Entire Tree Has One Color
If every node has the same color, the correct answer is the size of the entire tree. Some implementations only verify immediate children and forget that deeper descendants must also be checked. Our DFS guarantees that every descendant subtree is validated before its parent, so the root is correctly recognized as a monochromatic subtree.
Largest Valid Subtree Is Not the Root
Many trees contain a mixed-color root but a large monochromatic subtree deeper in the tree. An implementation that only checks the root would fail. The DFS evaluates every node independently and updates the global maximum whenever a valid subtree is found, ensuring internal subtrees are considered.
Deep Skewed Tree
A tree may degenerate into a linked list of length 50,000. Recursive DFS can exceed Python's default recursion limit. The implementation explicitly increases the recursion limit with sys.setrecursionlimit(100000), preventing recursion depth failures on valid inputs.
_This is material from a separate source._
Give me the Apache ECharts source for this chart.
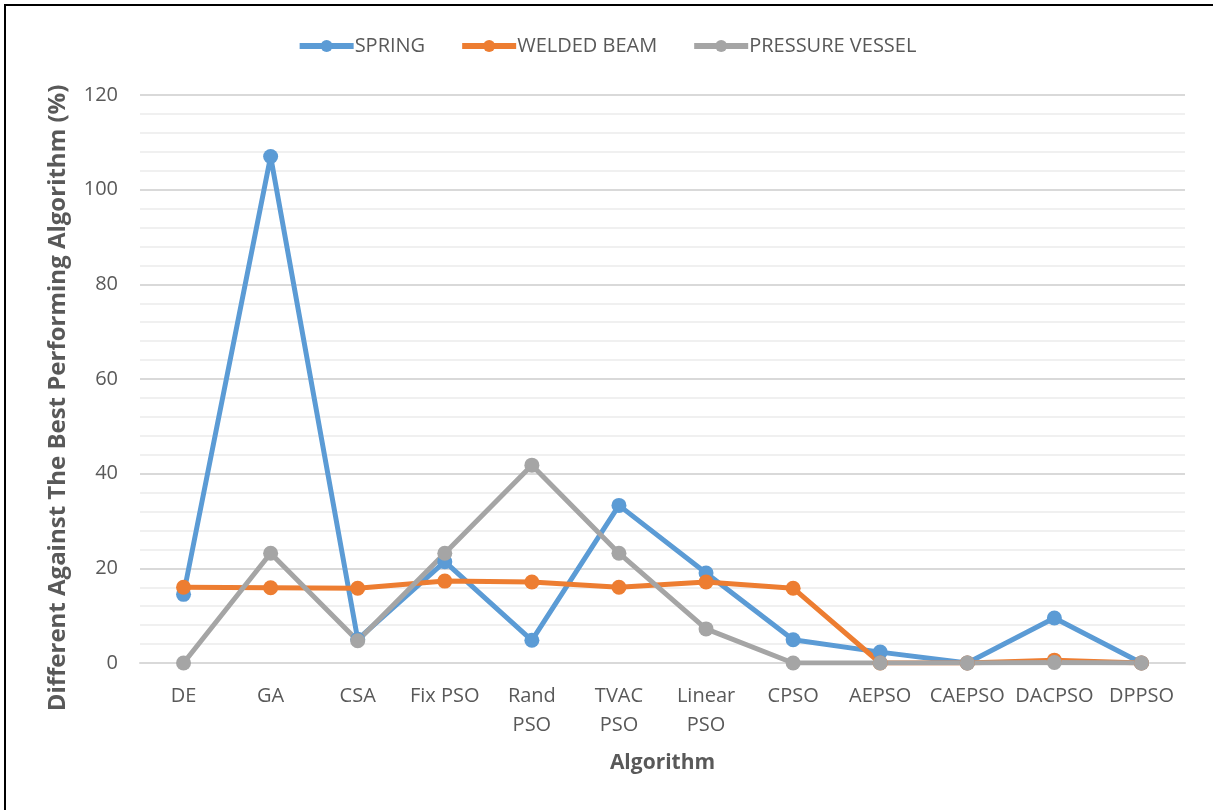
<!DOCTYPE html>
<html>
<head>
<meta charset="utf-8">
<script src="https://cdn.jsdelivr.net/npm/echarts@6/dist/echarts.min.js"></script>
<style>
  html, body { margin: 0; padding: 0; background: #fff; }
  #chart { width: 1213px; height: 810px; }
</style>
</head>
<body>
<div id="chart"></div>
<script>
// Algorithms compared on three engineering design problems
const categories = ['DE', 'GA', 'CSA', 'Fix PSO', 'Rand\nPSO', 'TVAC\nPSO', 'Linear\nPSO', 'CPSO', 'AEPSO', 'CAEPSO', 'DACPSO', 'DPPSO'];

// Difference against the best performing algorithm (%)
const spring       = [14.5, 107, 5.0, 21.4, 4.8, 33.3, 19.0, 4.9, 2.3, 0, 9.5, 0];
const weldedBeam   = [16.0, 15.9, 15.8, 17.3, 17.1, 16.0, 17.1, 15.8, 0, 0, 0.6, 0];
const pressureVessel = [0, 23.2, 4.7, 23.2, 41.8, 23.2, 7.2, 0, 0, 0, 0.1, 0];

const yTicks = { min: 0, max: 120, interval: 20 };

const FONT = 'Open Sans';
const chart = echarts.init(document.getElementById('chart'), null, { renderer: 'canvas' });

function lineSeries(name, data, color) {
  return {
    name: name,
    type: 'line',
    data: data,
    symbol: 'circle',
    symbolSize: 15,
    showSymbol: true,
    lineStyle: { width: 5, color: color },
    itemStyle: { color: color },
    emphasis: { disabled: true },
    animation: false
  };
}

chart.setOption({
  backgroundColor: '#ffffff',
  animation: false,
  color: ['#5B9BD5', '#ED7D31', '#A5A5A5'],
  legend: {
    top: 31,
    left: 'center',
    itemWidth: 54,
    itemHeight: 15,
    itemGap: 34,
    lineStyle: { width: 6 },
    textStyle: { fontFamily: FONT, fontSize: 20, color: '#595959', padding: [0, 0, 0, -4] },
    data: ['SPRING', 'WELDED BEAM', 'PRESSURE VESSEL']
  },
  grid: { left: 140, right: 28, top: 95, bottom: 147, containLabel: false },
  xAxis: {
    type: 'category',
    data: categories,
    boundaryGap: true,
    name: 'Algorithm',
    nameLocation: 'middle',
    nameGap: 90,
    nameTextStyle: { fontFamily: FONT, fontSize: 21, fontWeight: 'bold', color: '#595959' },
    axisLine: { show: true, lineStyle: { color: '#d9d9d9', width: 2 } },
    axisTick: { show: false },
    axisLabel: {
      interval: 0,
      margin: 19,
      fontFamily: FONT,
      fontSize: 20,
      color: '#595959',
      lineHeight: 29
    }
  },
  yAxis: {
    type: 'value',
    min: yTicks.min,
    max: yTicks.max,
    interval: yTicks.interval,
    axisLine: { show: false },
    axisTick: { show: false },
    axisLabel: { margin: 22, fontFamily: FONT, fontSize: 20, color: '#595959' },
    splitLine: { show: true, lineStyle: { color: '#d9d9d9', width: 2 } },
    minorTick: { show: false, splitNumber: 5 },
    minorSplitLine: { show: true, lineStyle: { color: '#f0f0f0', width: 2 } }
  },
  graphic: [
    {
      type: 'rect',
      silent: true,
      shape: { x: 5, y: 5, width: 1400, height: 1000 },
      style: { fill: 'none', stroke: '#000', lineWidth: 2 }
    },
    {
      type: 'text',
      silent: true,
      x: 58,
      y: 398,
      rotation: Math.PI / 2,
      style: {
        text: 'Different Against The Best Performing Algorithm (%)',
        fontFamily: FONT,
        fontSize: 24,
        fontWeight: 'bold',
        fill: '#595959',
        align: 'center',
        verticalAlign: 'middle'
      }
    }
  ],
  series: [
    lineSeries('SPRING', spring, '#5B9BD5'),
    lineSeries('WELDED BEAM', weldedBeam, '#ED7D31'),
    lineSeries('PRESSURE VESSEL', pressureVessel, '#A5A5A5')
  ]
});
</script>
</body>
</html>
Mixed Valid and Invalid Child Subtrees
A node may have several children where some subtrees are monochromatic and others are not. A buggy implementation might stop after finding one valid child. Our DFS requires every child subtree to be monochromatic and every child root color to match the current node's color. If any child violates these conditions, the current subtree is marked invalid. This exactly matches the problem definition.